DVD REVIEW: NORTHMEN - A VIKING SAGA / CERT: 15 / DIRECTOR: CLAUDIO FÄH / SCREENPLAY: BASTIAN ZACH, MATTHIAS BAUER / STARRING: TOM HOPPER, ED SKREIN, RYAN KWANTEN, JAMES NORTON, CHARLIE MURPHY / RELEASE DATE: APRIL 27TH
Banished from a hostile homeland due to an unwavering loyalty to a dead King, shipwrecked on unknown shores while sailing to raid Lindisfarne and now isolated behind enemy lines, Helmsman Asbjorn (Hopper) and his ragged band of misfit Vikings must quickly seek out a friendly settlement for refuge. Discovering they are in Scotland they think their Gods are finally beginning to smile on them when they capture a high-value princess in great demand but in truth their problems have only begun.

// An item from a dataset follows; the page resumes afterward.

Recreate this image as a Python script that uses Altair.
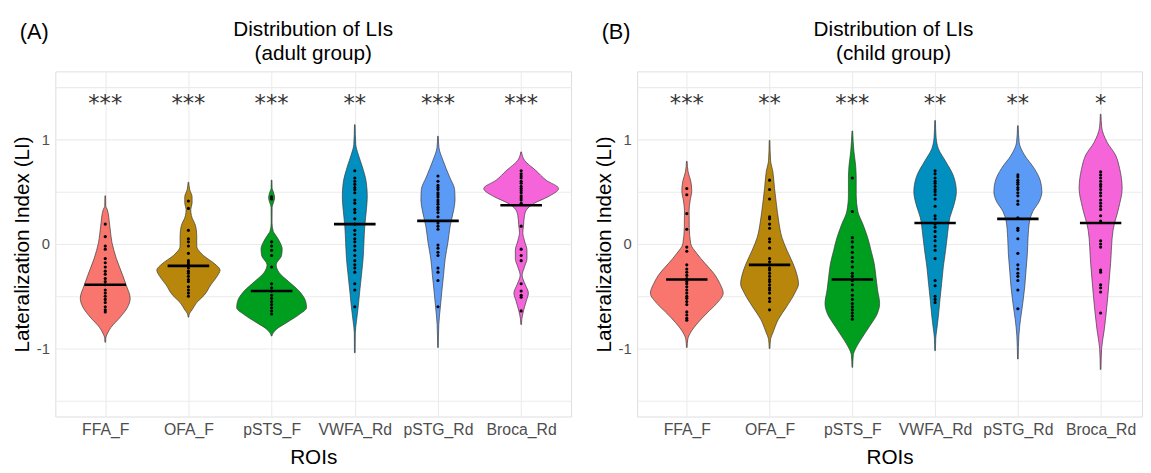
import altair as alt
import pandas as pd

# ---------------- data ----------------
ROIS = ["FFA_F", "OFA_F", "pSTS_F", "VWFA_Rd", "pSTG_Rd", "Broca_Rd"]
COLORS = ["#F8766D", "#B8860B", "#009E1F", "#008FBF", "#5C9BF5", "#F564D8"]

STARS_A = ["***", "***", "***", "**", "***", "***"]
STARS_B = ["***", "**", "***", "**", "**", "*"]

MEDIAN_A = [-0.39, -0.21, -0.45, 0.19, 0.22, 0.37]
MEDIAN_B = [-0.34, -0.20, -0.34, 0.20, 0.24, 0.20]

# violin outline: (LI value, half width in category units)
VIOLIN_A_FFA = [(0.46, 0.004), (0.36, 0.006), (0.33, 0.024), (0.17, 0.055), (0.016, 0.08),
                (-0.14, 0.134), (-0.30, 0.21), (-0.39, 0.25), (-0.52, 0.30), (-0.61, 0.265),
                (-0.70, 0.18), (-0.80, 0.067), (-0.86, 0.024), (-0.90, 0.006), (-0.94, 0.004)]
VIOLIN_A_OFA = [(0.59, 0.004), (0.52, 0.015), (0.45, 0.044), (0.39, 0.044), (0.33, 0.028),
                (0.27, 0.036), (0.17, 0.087), (0.08, 0.10), (-0.02, 0.10), (-0.11, 0.18),
                (-0.19, 0.316), (-0.25, 0.38), (-0.31, 0.345), (-0.39, 0.27), (-0.49, 0.19),
                (-0.56, 0.10), (-0.63, 0.044), (-0.67, 0.01), (-0.70, 0.004)]
VIOLIN_A_PSTS = [(0.61, 0.004), (0.53, 0.006), (0.50, 0.02), (0.44, 0.036), (0.39, 0.02),
                 (0.35, 0.006), (0.20, 0.005), (0.12, 0.02), (0.094, 0.04), (0.016, 0.10),
                 (-0.047, 0.127), (-0.11, 0.12), (-0.20, 0.055), (-0.27, 0.087), (-0.36, 0.205),
                 (-0.45, 0.33), (-0.55, 0.41), (-0.61, 0.42), (-0.67, 0.34), (-0.75, 0.186),
                 (-0.81, 0.067), (-0.85, 0.02), (-0.88, 0.004)]
VIOLIN_A_VWFA = [(1.14, 0.004), (0.95, 0.012), (0.86, 0.04), (0.74, 0.09), (0.58, 0.14),
                 (0.45, 0.15), (0.33, 0.14), (0.17, 0.12), (0.016, 0.11), (-0.14, 0.10),
                 (-0.30, 0.08), (-0.45, 0.06), (-0.61, 0.04), (-0.74, 0.02), (-0.85, 0.006),
                 (-1.04, 0.004)]
VIOLIN_A_PSTG = [(1.03, 0.004), (0.92, 0.012), (0.80, 0.06), (0.64, 0.14), (0.52, 0.20),
                 (0.42, 0.205), (0.33, 0.19), (0.17, 0.146), (0.016, 0.12), (-0.14, 0.087),
                 (-0.30, 0.067), (-0.45, 0.047), (-0.61, 0.028), (-0.77, 0.01), (-0.99, 0.004)]
VIOLIN_A_BROCA = [(0.88, 0.004), (0.80, 0.04), (0.70, 0.18), (0.61, 0.30), (0.53, 0.45),
                  (0.45, 0.32), (0.39, 0.16), (0.33, 0.067), (0.27, 0.04), (0.17, 0.028),
                  (0.11, 0.02), (0.03, 0.04), (-0.06, 0.07), (-0.14, 0.07), (-0.22, 0.04),
                  (-0.30, 0.012), (-0.39, 0.05), (-0.47, 0.087), (-0.55, 0.06), (-0.64, 0.028),
                  (-0.72, 0.008), (-0.77, 0.004)]

VIOLIN_B_FFA = [(0.79, 0.004), (0.69, 0.016), (0.60, 0.048), (0.51, 0.06), (0.41, 0.04),
                (0.32, 0.028), (0.16, 0.03), (0.0, 0.048), (-0.09, 0.12), (-0.19, 0.225),
                (-0.28, 0.325), (-0.38, 0.40), (-0.47, 0.44), (-0.57, 0.36), (-0.66, 0.245),
                (-0.75, 0.138), (-0.85, 0.044), (-0.91, 0.012), (-0.99, 0.004)]
VIOLIN_B_OFA = [(0.99, 0.004), (0.80, 0.012), (0.69, 0.04), (0.53, 0.06), (0.38, 0.083),
                (0.22, 0.11), (0.06, 0.15), (-0.06, 0.21), (-0.19, 0.285), (-0.31, 0.336),
                (-0.38, 0.35), (-0.47, 0.305), (-0.60, 0.206), (-0.72, 0.107), (-0.85, 0.04),
                (-0.91, 0.012), (-1.0, 0.004)]
VIOLIN_B_PSTS = [(1.08, 0.004), (0.88, 0.02), (0.75, 0.04), (0.63, 0.047), (0.47, 0.047),
                 (0.31, 0.067), (0.19, 0.127), (0.06, 0.186), (-0.06, 0.225), (-0.19, 0.265),
                 (-0.31, 0.285), (-0.44, 0.305), (-0.57, 0.33), (-0.66, 0.305), (-0.79, 0.206),
                 (-0.91, 0.107), (-1.0, 0.04), (-1.06, 0.012), (-1.18, 0.004)]
VIOLIN_B_VWFA = [(1.18, 0.004), (1.02, 0.012), (0.91, 0.04), (0.79, 0.127), (0.66, 0.217),
                 (0.50, 0.257), (0.38, 0.23), (0.25, 0.178), (0.09, 0.15), (-0.06, 0.127),
                 (-0.22, 0.099), (-0.38, 0.079), (-0.53, 0.059), (-0.69, 0.04), (-0.82, 0.02),
                 (-0.90, 0.008), (-1.02, 0.004)]
VIOLIN_B_PSTG = [(1.13, 0.004), (0.97, 0.016), (0.85, 0.08), (0.72, 0.20), (0.60, 0.273),
                 (0.50, 0.29), (0.41, 0.26), (0.31, 0.18), (0.22, 0.142), (0.06, 0.123),
                 (-0.09, 0.115), (-0.25, 0.099), (-0.41, 0.083), (-0.57, 0.059), (-0.72, 0.032),
                 (-0.88, 0.012), (-1.10, 0.004)]
VIOLIN_B_BROCA = [(1.24, 0.004), (1.12, 0.012), (0.97, 0.08), (0.85, 0.18), (0.72, 0.23),
                  (0.53, 0.26), (0.35, 0.22), (0.13, 0.15), (-0.19, 0.12), (-0.50, 0.087),
                  (-0.82, 0.044), (-1.0, 0.012), (-1.20, 0.004)]

# individual observations (dots)
POINTS_A_FFA = [0.19, 0.07, -0.02, -0.05, -0.14, -0.18, -0.22, -0.26, -0.29, -0.33, -0.36,
                -0.39, -0.44, -0.47, -0.50, -0.53, -0.56, -0.60, -0.63, -0.65]
POINTS_A_OFA = [0.41, 0.34, 0.13, 0.05, 0.02, -0.02, -0.09, -0.16, -0.18, -0.20, -0.23, -0.26,
                -0.28, -0.31, -0.34, -0.36, -0.41, -0.44, -0.47, -0.50]
POINTS_A_PSTS = [0.45, 0.43, 0.02, -0.02, -0.06, -0.11, -0.22, -0.38, -0.42, -0.45, -0.49,
                 -0.52, -0.55, -0.58, -0.61, -0.64, -0.67]
POINTS_A_VWFA = [0.70, 0.63, 0.60, 0.57, 0.54, 0.52, 0.49, 0.42, 0.39, 0.33, 0.30, 0.24, 0.19,
                 0.13, 0.09, 0.05, 0.02, -0.02, -0.06, -0.11, -0.16, -0.20, -0.23, -0.27,
                 -0.38, -0.44, -0.60]
POINTS_A_PSTG = [0.65, 0.60, 0.56, 0.54, 0.52, 0.49, 0.47, 0.45, 0.42, 0.40, 0.38, 0.35, 0.33,
                 0.30, 0.26, 0.20, 0.17, 0.14, -0.01, -0.04, -0.08, -0.11, -0.23, -0.27,
                 -0.35, -0.60]
POINTS_A_BROCA = [0.70, 0.67, 0.65, 0.63, 0.60, 0.58, 0.55, 0.53, 0.51, 0.49, 0.46, 0.44, 0.42,
                  0.39, 0.17, -0.05, -0.11, -0.16, -0.38, -0.45, -0.49, -0.51, -0.64]

POINTS_B_FFA = [0.53, 0.47, 0.29, 0.14, -0.03, -0.07, -0.20, -0.24, -0.27, -0.30, -0.33, -0.36,
                -0.38, -0.41, -0.44, -0.47, -0.50, -0.52, -0.55, -0.58, -0.65, -0.68, -0.71,
                -0.73]
POINTS_B_OFA = [0.61, 0.52, 0.43, 0.26, 0.24, 0.19, 0.15, 0.05, 0.02, -0.04, -0.14, -0.17,
                -0.20, -0.23, -0.25, -0.28, -0.31, -0.34, -0.36, -0.39, -0.42, -0.44, -0.47,
                -0.52, -0.55, -0.63]
POINTS_B_PSTS = [0.63, 0.31, 0.06, 0.02, -0.03, -0.08, -0.13, -0.17, -0.22, -0.28, -0.31, -0.35,
                 -0.39, -0.44, -0.49, -0.53, -0.57, -0.60, -0.63, -0.66, -0.69, -0.72]
POINTS_B_VWFA = [0.70, 0.67, 0.63, 0.60, 0.58, 0.55, 0.52, 0.50, 0.47, 0.43, 0.36, 0.27, 0.24,
                 0.19, 0.16, 0.12, 0.07, 0.03, -0.02, -0.06, -0.14, -0.35, -0.40, -0.50, -0.53,
                 -0.56]
POINTS_B_PSTG = [0.66, 0.64, 0.61, 0.59, 0.57, 0.54, 0.52, 0.49, 0.46, 0.41, 0.38, 0.25, 0.15,
                 0.13, 0.05, -0.09, -0.20, -0.24, -0.28, -0.31, -0.35, -0.44, -0.62]
POINTS_B_BROCA = [0.69, 0.66, 0.63, 0.60, 0.57, 0.55, 0.52, 0.49, 0.46, 0.42, 0.39, 0.36, 0.33,
                  0.27, 0.22, 0.03, 0.0, -0.03, -0.25, -0.27, -0.39, -0.42, -0.46, -0.66]

VIOLINS_A = [VIOLIN_A_FFA, VIOLIN_A_OFA, VIOLIN_A_PSTS, VIOLIN_A_VWFA, VIOLIN_A_PSTG, VIOLIN_A_BROCA]
VIOLINS_B = [VIOLIN_B_FFA, VIOLIN_B_OFA, VIOLIN_B_PSTS, VIOLIN_B_VWFA, VIOLIN_B_PSTG, VIOLIN_B_BROCA]
POINTS_A = [POINTS_A_FFA, POINTS_A_OFA, POINTS_A_PSTS, POINTS_A_VWFA, POINTS_A_PSTG, POINTS_A_BROCA]
POINTS_B = [POINTS_B_FFA, POINTS_B_OFA, POINTS_B_PSTS, POINTS_B_VWFA, POINTS_B_PSTG, POINTS_B_BROCA]

FONT = "Liberation Sans"
GRID = "#EBEBEB"
TEXT_GREY = "#4D4D4D"


def panel(tag, subtitle, violins, points, medians, stars, width, xmax, title_dx):
    vrows, prows, mrows, srows = [], [], [], []
    for i, roi in enumerate(ROIS):
        idx = i + 1
        for v, hw in violins[i]:
            vrows.append({"roi": roi, "idx": idx, "v": v, "hw": hw})
        for v in points[i]:
            prows.append({"roi": roi, "idx": idx, "v": v})
        mrows.append({"roi": roi, "idx": idx, "med": medians[i]})
        srows.append({"roi": roi, "idx": idx, "stars": stars[i]})
    vdf, pdf, mdf, sdf = (pd.DataFrame(r) for r in (vrows, prows, mrows, srows))

    xscale = alt.Scale(domain=[0.4, xmax], nice=False, zero=False)
    yscale = alt.Scale(domain=[-1.65, 1.65], nice=False, zero=False)
    label_expr = "['', " + ", ".join("'%s'" % r for r in ROIS) + "][datum.value]"

    xaxis = alt.Axis(title="ROIs", values=[1, 2, 3, 4, 5, 6], labelExpr=label_expr,
                     grid=True, gridColor=GRID, gridWidth=1.1, domain=False, ticks=False,
                     labelFont=FONT, labelFontSize=16, labelColor=TEXT_GREY, labelPadding=5,
                     labelOverlap=False, titleFont=FONT, titleFontSize=21,
                     titleFontWeight="normal", titleColor="black", titlePadding=10)
    yaxis = alt.Axis(title="Lateralization Index (LI)", values=[-1.5, -1, -0.5, 0, 0.5, 1, 1.5],
                     labelExpr="datum.value % 1 == 0 ? '' + datum.value : ''",
                     grid=True, gridColor=GRID, gridWidth=1.1, domain=False, ticks=False,
                     labelFont=FONT, labelFontSize=15, labelColor=TEXT_GREY, labelPadding=6,
                     labelOverlap=False, titleFont=FONT, titleFontSize=21,
                     titleFontWeight="normal", titleColor="black", titlePadding=4)

    color = alt.Color("roi:N", scale=alt.Scale(domain=ROIS, range=COLORS), legend=None)

    violin = alt.Chart(vdf).transform_calculate(
        lo="datum.idx - datum.hw", hi="datum.idx + datum.hw"
    ).mark_area(orient="horizontal", interpolate="monotone", stroke="#3a3a3a",
                strokeWidth=0.7, opacity=1).encode(
        y=alt.Y("v:Q", scale=yscale, axis=yaxis),
        x=alt.X("lo:Q", scale=xscale, axis=xaxis, stack=None),
        x2="hi:Q",
        color=color,
        detail="roi:N",
    )

    dots = alt.Chart(pdf).mark_circle(size=10, color="black", opacity=1).encode(
        x=alt.X("idx:Q", scale=xscale, axis=xaxis),
        y=alt.Y("v:Q", scale=yscale, axis=yaxis),
    )

    med = alt.Chart(mdf).transform_calculate(
        lo="datum.idx - 0.25", hi="datum.idx + 0.25"
    ).mark_rule(color="black", strokeWidth=2.7).encode(
        x=alt.X("lo:Q", scale=xscale, axis=xaxis),
        x2="hi:Q",
        y=alt.Y("med:Q", scale=yscale, axis=yaxis),
    )

    star = alt.Chart(sdf).mark_text(font="DejaVu Sans", fontSize=23, color="#333333",
                                    baseline="alphabetic").encode(
        x=alt.X("idx:Q", scale=xscale, axis=xaxis),
        y=alt.datum(1.27),
        text="stars:N",
    )

    lab = alt.Chart(pd.DataFrame({"lab": [tag]})).mark_text(
        font=FONT, fontSize=22, color="black", align="left", baseline="alphabetic"
    ).encode(x=alt.value(-36), y=alt.value(-33), text="lab:N")

    return alt.layer(violin, dots, med, star, lab).properties(
        width=width, height=350,
        title=alt.TitleParams(["Distribution of LIs", subtitle], font=FONT, fontSize=21,
                              fontWeight="normal", color="black", anchor="middle",
                              frame="group", lineHeight=24, offset=-43, dx=title_dx),
    )


pa = panel("(A)", "(adult group)", VIOLINS_A, POINTS_A, MEDIAN_A, STARS_A, 523, 6.6, 0)
pb = panel("(B)", "(child group)", VIOLINS_B, POINTS_B, MEDIAN_B, STARS_B, 512, 6.5, 4)

chart = alt.hconcat(pa, pb, spacing=21).properties(
    padding={"left": 3, "top": 7, "right": 0, "bottom": 0}
).configure_view(strokeWidth=0, stroke="transparent").configure(font=FONT)

chart.save("out.html", embed_options={"renderer": "svg", "actions": False})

Northmen – A Viking Saga draws on the popularity of all things Nordic but while it pillages many well-known sources it does so without cynicism, instead displaying an honest admiration and respect for its recognisable influences. The story itself is also a familiar one; man capture’s woman, woman is wanted back by her people, woman falls for man, all the good guys live happily ever after (well, perhaps not all of them). There is a visual aesthetic to Claudio Fäh’s film though that hasn’t really been seen in previous works Sniper: Reloaded and Hollow Man II. Cinematographer Lorenzo Senatore, whose credits include The Expendables series and 300: Rise of an Empire, brings Scotland to vibrant, forebodingly, beautiful life (although actually filmed in Germany and South Africa) through sweeping camera work and strikingly stylised set-pieces in a way that would make even Peter Jackson sit up and take note. The Middle-Earth similarities don’t end there, with the heroic Asbjorn looking like Boromir and Faromir’s missing Nordic brother, the Scottish King channelling Bernard Hill’s Rohan Lord and Marcus Trumpp’s soundtrack conjuring up vivid memories of unrelenting chases across Tolkien’s fantasy world.
The similarities are unmistakable, but Fäh tells his story with such pace that there is never time for them to become an issue. Northmen is essentially a chase movie, at times slightly repetitively so, with the trespassing Vikings being hunted down by relentless mercenaries unleashed by the affronted Laird; the vicious Wolfpack led by the mercilessly unhinged Hjorr (Skrein, who patrols the screen growling and gurning at every opportunity). Fight scenes are well choreographed and effectively unpleasant without becoming gratuitous and while you can probably pick the potential survivors before the second act gets going, there is still a sense of dread and peril in the pursuit.
One slight disappointment comes from the lack of expansion of an often hinted at supernatural element. The wayward Princess Inghean (Murphy) displays certain “soothsayer” powers that allow her to connect with the Earth, while Hjorr seems to be ready to burst into full hairy wolf-mode on several occasions. While a mythical foray may have drawn Fäh’s film away from its established reality it could have added another dimension to proceedings.
There is, without doubt, an epic grandeur to Northmen as it successfully negotiates the fine line between indulgent parody and majestic simplicity. The performances are strong, the story rips along at a good rate but it is the scenery that you will remember most. The references may be familiar, the influences clearly apparent, but this is a thoroughly enjoyable film that is simply stunning to look at.